Et que se passe-t-il, au-delà des dignes dénonciations du Pape François et de milliers de petites associations dans les différents coins de la terre ? Rien. Ce qui aurait dû « logiquement » se produire (changements de système) ne s’est pas produit.
Mais nous devons être reconnaissants envers les millions de citoyens ordinaires qui, avec passion, à titre bénévole ou rémunéré, dans tous les domaines (de la santé à l’aide aux plus faibles, aux exclus, aux migrants ; de l’enfance à l’éducation, au logement, aux droits humains et sociaux…) font en sorte que, par leurs actions, les immenses villes prédatrices du monde puissent encore être un peu vivables…
Les « appauvrisseurs » du monde, cependant, poursuivent leurs guerres et la dévastation de la vie sur Terre uniquement pour préserver et accroître leur pouvoir et continuer à voler la vie des autres et de la nature.
Assez. Depuis des années, le cri planétaire « changeons le système » résonne sur tous les continents, mais lui non plus ne semble pas faire bouger d’un pouce la minorité des «appauvrisseurs » et des prédateurs.
Se rendre ? Abandonner ? Essayer de se sauver ? Même ces solutions, qui prédominent aujourd’hui, ne semblent pas donner de bons résultats ; au contraire, la peur de l’extinction massive augmente, tout comme le manque de confiance dans les autres.
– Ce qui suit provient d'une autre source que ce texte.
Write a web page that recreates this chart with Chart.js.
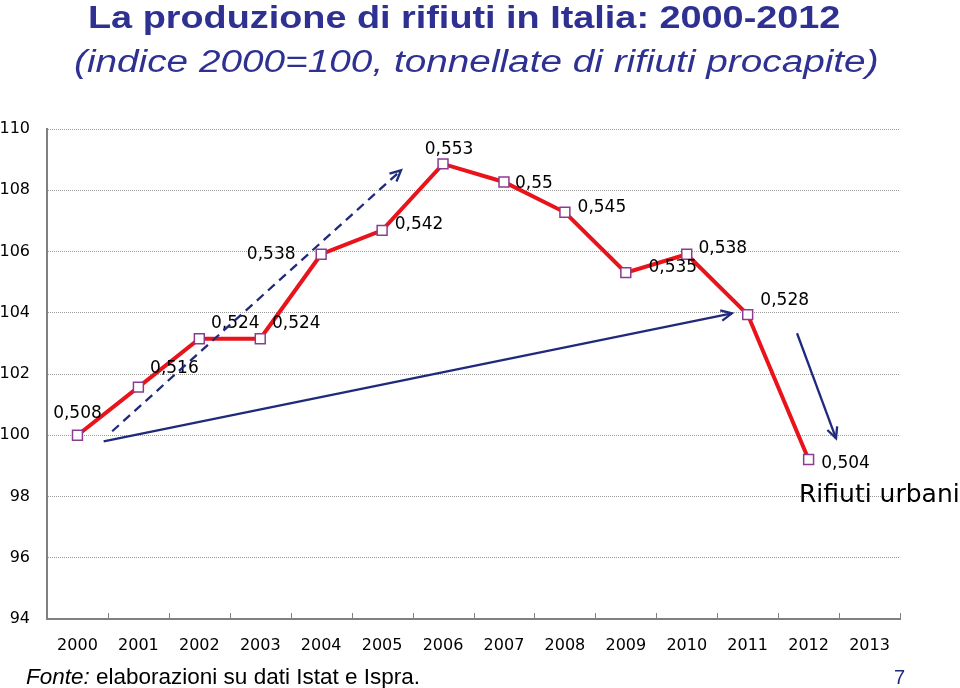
<!DOCTYPE html>
<html>
<head>
<meta charset="utf-8">
<title>La produzione di rifiuti in Italia: 2000-2012</title>
<script src="https://cdn.jsdelivr.net/npm/chart.js@4"></script>
<style>
  body { margin: 0; background: #fff; }
  #wrap { width: 960px; height: 688px; }
</style>
</head>
<body>
<div id="wrap"><canvas id="chart-1" width="960" height="688"></canvas></div>
<script>
// anni sull'asse x
const years = ['2000','2001','2002','2003','2004','2005','2006','2007','2008','2009','2010','2011','2012','2013'];
// tonnellate procapite (etichette)
const tonPro = [0.508, 0.516, 0.524, 0.524, 0.538, 0.542, 0.553, 0.55, 0.545, 0.535, 0.538, 0.528, 0.504];
// indice 2000=100
const indice = [100, 101.57, 103.15, 103.15, 105.91, 106.69, 108.86, 108.27, 107.28, 105.31, 105.91, 103.94, 99.21];
const yTicks = [94, 96, 98, 100, 102, 104, 106, 108, 110];

// frecce (in coordinate dati: indice anno, valore indice)
const arrows = [
  {from: [0.57, 100.13], to: [5.31, 108.65], dash: [9, 6]},
  {from: [0.43, 99.8], to: [10.74, 103.98], dash: []},
  {from: [11.81, 103.33], to: [12.45, 99.9], dash: []}
];

// spostamento etichette rispetto al punto (px)
const labelOffsets = [[0,-22],[36,-19],[36,-15],[36,-15],[-50,0],[37,-6],[6,-14],[30,2],[37,-5],[47,-5],[36,-6],[37,-14],[37,4]];

const navy = '#1F2A7C';
const titleBlue = '#2E3192';

function stretchedText(ctx, txt, x, y, sx) {
  ctx.save();
  ctx.translate(x, y);
  ctx.scale(sx, 1);
  ctx.fillText(txt, 0, 0);
  ctx.restore();
}

const decorPlugin = {
  id: 'decor',
  afterDatasetsDraw(chart) {
    const ctx = chart.ctx;
    const xs = chart.scales.x, ys = chart.scales.y;
    const area = chart.chartArea;
    ctx.save();

    // tacche asse x verso l'alto
    ctx.strokeStyle = '#808080';
    ctx.lineWidth = 1;
    for (let i = 1; i <= years.length; i++) {
      const px = Math.round(xs.getPixelForValue(i - 0.5)) + 0.5;
      ctx.beginPath();
      ctx.moveTo(px, area.bottom);
      ctx.lineTo(px, area.bottom - 6);
      ctx.stroke();
    }

    // etichette valori
    ctx.font = '17px "DejaVu Sans"';
    ctx.fillStyle = '#000';
    ctx.textAlign = 'center';
    ctx.textBaseline = 'middle';
    tonPro.forEach((v, i) => {
      const px = xs.getPixelForValue(i);
      const py = ys.getPixelForValue(indice[i]);
      const txt = String(v).replace('.', ',');
      ctx.fillText(txt, px + labelOffsets[i][0], py + labelOffsets[i][1]);
    });

    // frecce
    ctx.strokeStyle = navy;
    ctx.lineWidth = 2.3;
    arrows.forEach(a => {
      const x1 = xs.getPixelForValue(a.from[0]), y1 = ys.getPixelForValue(a.from[1]);
      const x2 = xs.getPixelForValue(a.to[0]), y2 = ys.getPixelForValue(a.to[1]);
      ctx.setLineDash(a.dash);
      ctx.beginPath();
      ctx.moveTo(x1, y1);
      ctx.lineTo(x2, y2);
      ctx.stroke();
      ctx.setLineDash([]);
      const ang = Math.atan2(y2 - y1, x2 - x1);
      const h = 12;
      ctx.beginPath();
      ctx.moveTo(x2 - h * Math.cos(ang - 0.45), y2 - h * Math.sin(ang - 0.45));
      ctx.lineTo(x2, y2);
      ctx.lineTo(x2 - h * Math.cos(ang + 0.45), y2 - h * Math.sin(ang + 0.45));
      ctx.stroke();
    });

    ctx.font = '25px "DejaVu Sans"';
    ctx.fillStyle = '#000';
    ctx.textAlign = 'left';
    ctx.textBaseline = 'alphabetic';
    ctx.fillText('Rifiuti urbani', 799, 502);

    // titoli
    ctx.fillStyle = titleBlue;
    ctx.font = 'bold 31px "Liberation Sans"';
    stretchedText(ctx, 'La produzione di rifiuti in Italia: 2000-2012', 88, 28, 1.22);
    ctx.font = 'italic 31px "Liberation Sans"';
    stretchedText(ctx, '(indice 2000=100, tonnellate di rifiuti procapite)', 74, 72, 1.25);

    // fonte
    ctx.fillStyle = '#000';
    ctx.font = 'italic 22.5px "Liberation Sans"';
    ctx.fillText('Fonte:', 26, 684);
    const w = ctx.measureText('Fonte: ').width;
    ctx.font = '22.5px "Liberation Sans"';
    ctx.fillText('elaborazioni su dati Istat e Ispra.', 26 + w, 684);
    ctx.fillStyle = navy;
    ctx.font = '20px "Liberation Sans"';
    ctx.fillText('7', 894, 684);
    ctx.restore();
  }
};

const ctx = document.getElementById('chart-1');
new Chart(ctx, {
  type: 'line',
  data: {
    labels: years,
    datasets: [{
      data: indice,
      borderColor: '#E8131B',
      borderWidth: 4,
      tension: 0,
      pointStyle: 'rect',
      pointRadius: 7,
      pointBackgroundColor: '#fff',
      pointBorderColor: '#8E3A91',
      pointBorderWidth: 1.5
    }]
  },
  options: {
    responsive: false,
    animation: false,
    layout: {padding: {top: 129, left: 0, right: 60, bottom: 0}},
    plugins: {legend: {display: false}, tooltip: {enabled: false}},
    scales: {
      x: {
        offset: true,
        grid: {display: false, drawTicks: false},
        border: {color: '#808080', width: 2},
        ticks: {color: '#000', font: {family: 'DejaVu Sans', size: 16}, padding: 17, maxRotation: 0},
        afterFit(scale) { scale.height = 69; }
      },
      y: {
        min: 94,
        max: 110,
        afterBuildTicks(scale) { scale.ticks = yTicks.map(v => ({value: v})); },
        grid: {color: '#999999', lineWidth: 1, drawTicks: false},
        border: {color: '#808080', width: 2, dash: [1, 1]},
        ticks: {color: '#000', font: {family: 'DejaVu Sans', size: 16}, padding: 17},
        afterFit(scale) { scale.width = 47; }
      }
    }
  },
  plugins: [decorPlugin]
});
</script>
</body>
</html>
Non, nous ne devons pas abandonner, nous ne devons pas céder. Nous devons dénoncer toujours, avec force, sans compromis, les œuvres des « appauvrisseurs », des semeurs de racisme, de classisme, de xénophobie, de suprématisme, en tous lieux, en tous temps. Nous devons jurer contre le cynisme, l’hypocrisie et la lâcheté des puissants, des « appauvrisseurs » et des prédateurs, y compris la mesquinerie des opportunistes. Ils ne méritent aucune admiration, ni aucun respect.
Nous devons unir nos actions au niveau mondial car l’histoire montre que les faibles, les exclus, les démunis ne peuvent vaincre l’inégalité que lorsqu’ils sont unis. Au contraire, ils sont vaincus lorsque, comme au cours des quarante dernières années, ils se sont divisés et ont perdu la foi en leur capacité à changer le cours de l’histoire. Pour exemple, le cas des ouvriers et des « intellectuels progressistes ».
L’histoire de l’humanité et de la vie de la Terre reste à écrire.
Debout, habitants de la Terre. Unis.